Mike Coupe, CEO of Sainsbury’s, has re-assured employees this week that no stores will be closed and that the merger will realise compelling benefits for customers, including a 10% reduction in prices on top of each brand’s existing price strategy. There will be a cast iron business case behind this decision: the savings required and economies of scale will have to come from somewhere. Streamlining the logistics of the supply chain will only go so far before the usual ports of call to deliver cost savings are visited – headcount, stores and supplier terms.
Perhaps the biggest overall challenge is how incredibly insight-driven we are now as customers – we can check prices in seconds, access millions of product reviews from our peers and share our experiences and views about stores, brands and retailers in real time.
But this has also made us all more socially and environmentally aware than ever before. Who would have thought a year ago that we would be refusing plastic straws and worried about micro beads in the products we buy?
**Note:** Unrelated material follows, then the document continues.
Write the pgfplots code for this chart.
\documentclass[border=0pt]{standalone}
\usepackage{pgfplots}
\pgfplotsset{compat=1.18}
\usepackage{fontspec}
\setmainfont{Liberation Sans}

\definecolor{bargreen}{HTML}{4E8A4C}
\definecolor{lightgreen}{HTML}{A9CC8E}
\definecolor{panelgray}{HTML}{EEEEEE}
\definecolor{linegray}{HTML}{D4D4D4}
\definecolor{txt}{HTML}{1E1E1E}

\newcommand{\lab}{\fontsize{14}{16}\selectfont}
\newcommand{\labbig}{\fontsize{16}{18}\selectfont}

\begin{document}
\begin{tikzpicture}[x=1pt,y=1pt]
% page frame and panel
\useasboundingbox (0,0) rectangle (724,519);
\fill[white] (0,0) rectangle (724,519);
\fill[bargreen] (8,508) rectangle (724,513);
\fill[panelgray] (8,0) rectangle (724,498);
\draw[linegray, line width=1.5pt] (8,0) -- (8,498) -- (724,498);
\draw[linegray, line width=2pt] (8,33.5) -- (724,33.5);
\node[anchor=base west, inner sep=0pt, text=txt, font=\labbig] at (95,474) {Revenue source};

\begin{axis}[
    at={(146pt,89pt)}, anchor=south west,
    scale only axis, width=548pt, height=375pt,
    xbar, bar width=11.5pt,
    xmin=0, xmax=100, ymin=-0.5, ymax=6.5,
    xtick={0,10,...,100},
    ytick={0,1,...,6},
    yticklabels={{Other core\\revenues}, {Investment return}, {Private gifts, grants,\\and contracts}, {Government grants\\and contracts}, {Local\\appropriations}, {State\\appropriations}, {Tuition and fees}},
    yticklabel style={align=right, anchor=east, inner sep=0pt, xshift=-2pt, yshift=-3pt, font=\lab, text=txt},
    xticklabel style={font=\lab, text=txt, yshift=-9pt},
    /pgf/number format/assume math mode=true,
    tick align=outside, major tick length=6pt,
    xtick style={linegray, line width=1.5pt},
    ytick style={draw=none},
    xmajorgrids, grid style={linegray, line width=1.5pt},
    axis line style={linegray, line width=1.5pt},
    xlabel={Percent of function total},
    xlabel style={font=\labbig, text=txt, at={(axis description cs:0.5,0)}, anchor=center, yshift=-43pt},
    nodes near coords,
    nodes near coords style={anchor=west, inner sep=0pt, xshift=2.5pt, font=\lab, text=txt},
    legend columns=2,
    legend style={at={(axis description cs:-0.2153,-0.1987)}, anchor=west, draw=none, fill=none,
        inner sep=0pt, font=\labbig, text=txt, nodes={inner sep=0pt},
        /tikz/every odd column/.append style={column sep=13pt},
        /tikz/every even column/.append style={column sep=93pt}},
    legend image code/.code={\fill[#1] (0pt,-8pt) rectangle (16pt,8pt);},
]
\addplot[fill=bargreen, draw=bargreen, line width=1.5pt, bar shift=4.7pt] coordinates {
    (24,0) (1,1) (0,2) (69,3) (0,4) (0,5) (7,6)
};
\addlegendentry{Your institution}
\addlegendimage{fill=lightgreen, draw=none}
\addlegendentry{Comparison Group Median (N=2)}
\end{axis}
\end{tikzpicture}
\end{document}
A major retailer (or indeed any business) that doesn’t have the right product available at the right price in the right place, that cannot answer my questions or understand me as a customer (given the technology available to us) is increasingly hard for customers to accept.
These challenges do not go away for either business, just because they are merging and, in fact, become even more important. With two very different brand propositions and business models, understanding the new customer base created by this combination of major retailers and learning how to engage with them (at speed) will be critical.
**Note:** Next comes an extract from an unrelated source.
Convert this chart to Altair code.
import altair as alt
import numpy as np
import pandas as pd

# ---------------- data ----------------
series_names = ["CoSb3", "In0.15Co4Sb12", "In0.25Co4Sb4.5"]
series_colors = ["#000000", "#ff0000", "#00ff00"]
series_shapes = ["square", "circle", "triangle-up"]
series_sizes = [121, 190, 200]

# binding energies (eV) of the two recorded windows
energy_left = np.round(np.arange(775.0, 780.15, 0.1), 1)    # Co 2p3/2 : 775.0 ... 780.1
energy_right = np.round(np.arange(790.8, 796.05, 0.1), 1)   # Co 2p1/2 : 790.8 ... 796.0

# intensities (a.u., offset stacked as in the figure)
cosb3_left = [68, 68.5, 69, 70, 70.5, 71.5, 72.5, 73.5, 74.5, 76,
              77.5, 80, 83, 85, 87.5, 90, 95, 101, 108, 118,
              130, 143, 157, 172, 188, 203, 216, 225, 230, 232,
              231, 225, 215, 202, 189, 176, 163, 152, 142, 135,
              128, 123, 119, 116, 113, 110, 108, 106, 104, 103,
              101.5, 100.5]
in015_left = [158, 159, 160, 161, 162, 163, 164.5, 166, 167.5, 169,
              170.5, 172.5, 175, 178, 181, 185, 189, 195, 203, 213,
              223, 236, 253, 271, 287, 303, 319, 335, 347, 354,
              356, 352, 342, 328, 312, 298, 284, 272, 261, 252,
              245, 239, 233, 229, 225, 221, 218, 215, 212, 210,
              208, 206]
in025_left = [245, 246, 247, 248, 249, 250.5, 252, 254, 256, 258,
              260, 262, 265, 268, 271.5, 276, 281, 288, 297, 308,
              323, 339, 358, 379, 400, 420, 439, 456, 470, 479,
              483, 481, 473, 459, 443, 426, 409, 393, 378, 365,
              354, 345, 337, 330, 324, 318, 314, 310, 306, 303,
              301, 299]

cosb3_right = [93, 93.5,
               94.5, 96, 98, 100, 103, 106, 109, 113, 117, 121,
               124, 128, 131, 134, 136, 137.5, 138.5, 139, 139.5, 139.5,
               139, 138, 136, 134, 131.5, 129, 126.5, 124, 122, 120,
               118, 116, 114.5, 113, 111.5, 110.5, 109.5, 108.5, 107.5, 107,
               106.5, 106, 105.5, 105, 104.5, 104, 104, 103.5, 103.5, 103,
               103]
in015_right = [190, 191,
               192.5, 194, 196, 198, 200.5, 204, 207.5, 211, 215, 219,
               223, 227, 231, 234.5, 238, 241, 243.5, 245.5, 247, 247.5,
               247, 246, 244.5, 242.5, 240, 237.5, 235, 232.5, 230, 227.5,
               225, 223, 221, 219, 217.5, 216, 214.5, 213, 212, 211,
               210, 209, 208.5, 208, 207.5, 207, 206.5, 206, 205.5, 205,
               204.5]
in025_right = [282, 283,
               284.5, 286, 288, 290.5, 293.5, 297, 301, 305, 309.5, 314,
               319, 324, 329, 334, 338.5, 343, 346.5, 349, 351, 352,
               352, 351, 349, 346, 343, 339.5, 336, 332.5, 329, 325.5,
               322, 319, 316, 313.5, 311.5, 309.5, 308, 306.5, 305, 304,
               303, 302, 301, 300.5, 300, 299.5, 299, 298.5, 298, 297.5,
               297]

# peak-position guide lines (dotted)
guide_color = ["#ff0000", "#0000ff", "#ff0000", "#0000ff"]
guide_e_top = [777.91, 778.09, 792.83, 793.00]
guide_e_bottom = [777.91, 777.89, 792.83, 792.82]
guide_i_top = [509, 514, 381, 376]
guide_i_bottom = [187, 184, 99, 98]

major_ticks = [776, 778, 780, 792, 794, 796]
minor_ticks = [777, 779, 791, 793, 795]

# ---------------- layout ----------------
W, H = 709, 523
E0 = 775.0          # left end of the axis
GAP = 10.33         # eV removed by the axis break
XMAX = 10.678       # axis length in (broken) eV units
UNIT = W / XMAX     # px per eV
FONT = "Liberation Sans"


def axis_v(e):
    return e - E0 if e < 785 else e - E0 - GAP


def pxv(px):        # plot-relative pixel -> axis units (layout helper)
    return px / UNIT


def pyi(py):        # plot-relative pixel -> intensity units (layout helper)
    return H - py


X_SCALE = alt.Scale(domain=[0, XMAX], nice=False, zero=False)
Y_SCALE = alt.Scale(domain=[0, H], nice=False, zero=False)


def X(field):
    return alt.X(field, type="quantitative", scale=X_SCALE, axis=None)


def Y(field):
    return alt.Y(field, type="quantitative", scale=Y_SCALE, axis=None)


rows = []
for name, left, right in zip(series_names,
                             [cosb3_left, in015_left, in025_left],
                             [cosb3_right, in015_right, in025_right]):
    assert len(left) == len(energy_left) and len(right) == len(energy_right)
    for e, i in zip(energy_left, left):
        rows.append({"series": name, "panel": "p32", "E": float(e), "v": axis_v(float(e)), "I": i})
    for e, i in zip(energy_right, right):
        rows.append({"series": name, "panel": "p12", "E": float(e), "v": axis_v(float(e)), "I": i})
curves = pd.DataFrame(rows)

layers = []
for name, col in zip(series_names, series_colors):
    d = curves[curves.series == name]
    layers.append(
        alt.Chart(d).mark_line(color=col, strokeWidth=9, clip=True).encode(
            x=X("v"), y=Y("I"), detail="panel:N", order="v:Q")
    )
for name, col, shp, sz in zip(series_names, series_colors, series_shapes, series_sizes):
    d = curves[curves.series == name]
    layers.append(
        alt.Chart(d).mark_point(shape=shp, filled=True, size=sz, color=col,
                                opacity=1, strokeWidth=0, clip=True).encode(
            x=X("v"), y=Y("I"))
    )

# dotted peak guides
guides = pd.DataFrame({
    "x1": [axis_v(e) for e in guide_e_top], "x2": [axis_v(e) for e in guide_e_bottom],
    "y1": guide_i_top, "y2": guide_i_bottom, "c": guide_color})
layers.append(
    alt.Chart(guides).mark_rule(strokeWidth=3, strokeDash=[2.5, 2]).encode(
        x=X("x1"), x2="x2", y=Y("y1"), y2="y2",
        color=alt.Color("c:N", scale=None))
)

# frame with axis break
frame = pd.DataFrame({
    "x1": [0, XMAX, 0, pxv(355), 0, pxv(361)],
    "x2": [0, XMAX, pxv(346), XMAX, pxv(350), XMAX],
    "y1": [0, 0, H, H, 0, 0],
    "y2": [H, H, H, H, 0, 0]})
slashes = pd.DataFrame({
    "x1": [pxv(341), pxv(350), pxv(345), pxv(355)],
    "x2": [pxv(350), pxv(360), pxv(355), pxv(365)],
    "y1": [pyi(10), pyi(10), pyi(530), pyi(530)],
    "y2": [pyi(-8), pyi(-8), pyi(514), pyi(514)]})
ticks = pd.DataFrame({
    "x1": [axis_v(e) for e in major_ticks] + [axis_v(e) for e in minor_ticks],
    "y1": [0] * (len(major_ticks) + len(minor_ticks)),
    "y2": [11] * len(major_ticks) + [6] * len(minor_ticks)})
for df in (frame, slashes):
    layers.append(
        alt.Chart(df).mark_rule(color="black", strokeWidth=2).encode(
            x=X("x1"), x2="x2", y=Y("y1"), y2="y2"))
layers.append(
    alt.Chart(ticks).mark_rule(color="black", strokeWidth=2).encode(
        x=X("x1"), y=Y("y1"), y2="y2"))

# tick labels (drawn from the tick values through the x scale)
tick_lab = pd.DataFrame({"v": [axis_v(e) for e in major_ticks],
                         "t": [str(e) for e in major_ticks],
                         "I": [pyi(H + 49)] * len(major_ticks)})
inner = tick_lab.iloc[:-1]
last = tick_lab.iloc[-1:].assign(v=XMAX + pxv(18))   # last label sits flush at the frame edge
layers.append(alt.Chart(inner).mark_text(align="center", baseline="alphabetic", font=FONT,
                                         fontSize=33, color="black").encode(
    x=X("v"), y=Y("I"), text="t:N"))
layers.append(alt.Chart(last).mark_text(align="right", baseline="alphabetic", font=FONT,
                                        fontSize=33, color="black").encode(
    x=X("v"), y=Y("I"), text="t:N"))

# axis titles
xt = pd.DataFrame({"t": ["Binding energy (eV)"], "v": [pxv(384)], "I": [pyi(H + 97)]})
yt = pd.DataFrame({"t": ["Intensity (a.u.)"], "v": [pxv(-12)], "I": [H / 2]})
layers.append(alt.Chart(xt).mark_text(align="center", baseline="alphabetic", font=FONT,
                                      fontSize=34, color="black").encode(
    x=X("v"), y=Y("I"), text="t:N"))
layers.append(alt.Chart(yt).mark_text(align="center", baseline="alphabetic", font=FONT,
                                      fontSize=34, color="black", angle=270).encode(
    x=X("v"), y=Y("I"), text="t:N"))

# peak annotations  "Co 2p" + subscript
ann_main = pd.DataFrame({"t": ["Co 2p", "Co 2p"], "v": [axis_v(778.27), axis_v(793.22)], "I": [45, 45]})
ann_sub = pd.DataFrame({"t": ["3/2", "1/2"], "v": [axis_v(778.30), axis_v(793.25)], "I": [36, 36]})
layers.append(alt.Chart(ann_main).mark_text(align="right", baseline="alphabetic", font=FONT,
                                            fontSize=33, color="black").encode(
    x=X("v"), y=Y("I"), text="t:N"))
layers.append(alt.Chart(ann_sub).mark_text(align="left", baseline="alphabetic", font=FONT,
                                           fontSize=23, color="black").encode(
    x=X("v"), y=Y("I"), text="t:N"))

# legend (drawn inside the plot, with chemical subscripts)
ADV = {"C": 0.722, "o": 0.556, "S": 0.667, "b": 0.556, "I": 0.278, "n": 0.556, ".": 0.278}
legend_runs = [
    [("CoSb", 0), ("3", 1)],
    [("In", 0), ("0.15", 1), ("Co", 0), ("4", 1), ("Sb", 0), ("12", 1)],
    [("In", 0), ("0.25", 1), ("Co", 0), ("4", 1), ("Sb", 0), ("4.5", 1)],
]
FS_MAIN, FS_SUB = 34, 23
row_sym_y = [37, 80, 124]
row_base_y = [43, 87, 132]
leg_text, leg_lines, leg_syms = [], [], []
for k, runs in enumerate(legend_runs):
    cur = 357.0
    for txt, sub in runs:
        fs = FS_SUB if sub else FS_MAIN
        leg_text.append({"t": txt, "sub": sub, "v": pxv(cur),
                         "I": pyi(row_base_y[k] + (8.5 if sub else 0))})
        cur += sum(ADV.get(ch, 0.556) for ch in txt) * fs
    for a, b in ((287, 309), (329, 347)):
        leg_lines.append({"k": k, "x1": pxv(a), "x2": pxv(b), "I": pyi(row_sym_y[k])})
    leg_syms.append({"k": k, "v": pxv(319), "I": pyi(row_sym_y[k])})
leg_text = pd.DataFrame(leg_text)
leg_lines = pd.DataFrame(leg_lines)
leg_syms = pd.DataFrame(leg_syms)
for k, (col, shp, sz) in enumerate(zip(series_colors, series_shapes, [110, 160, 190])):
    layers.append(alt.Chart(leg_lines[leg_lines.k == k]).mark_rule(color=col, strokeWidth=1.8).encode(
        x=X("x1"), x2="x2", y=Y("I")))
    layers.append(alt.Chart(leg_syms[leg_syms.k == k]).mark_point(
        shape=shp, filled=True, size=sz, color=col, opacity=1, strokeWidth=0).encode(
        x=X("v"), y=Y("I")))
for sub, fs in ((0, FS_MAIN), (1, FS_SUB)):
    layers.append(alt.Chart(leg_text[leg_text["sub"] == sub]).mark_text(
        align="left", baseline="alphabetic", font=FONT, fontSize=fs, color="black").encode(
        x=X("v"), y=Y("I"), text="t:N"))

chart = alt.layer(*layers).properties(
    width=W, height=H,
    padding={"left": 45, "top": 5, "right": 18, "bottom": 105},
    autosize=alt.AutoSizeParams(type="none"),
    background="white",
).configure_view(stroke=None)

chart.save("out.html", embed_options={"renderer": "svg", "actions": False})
Customers will observe closely, looking out for the benefits to them and to the world around them. How will they integrate their approach to insight from a technical perspective, for example – and ensure they are GDPR compliant by doing so? How do they price the Extra Special vs. Taste the Difference own label ranges (or do they share and swap)? Will Nectar be accepted in Asda in the near future?
A myriad of questions face this new business, its partners, suppliers and customers. If approved by the CMA, this announcement will represent a seismic shift in the UK retail sector. Whilst the opportunity to realise efficiencies to retain competitiveness in a challenging sector is understandable, the real size of the prize is to create a new retailer fit for the challenges and expectations of the 21st century customer.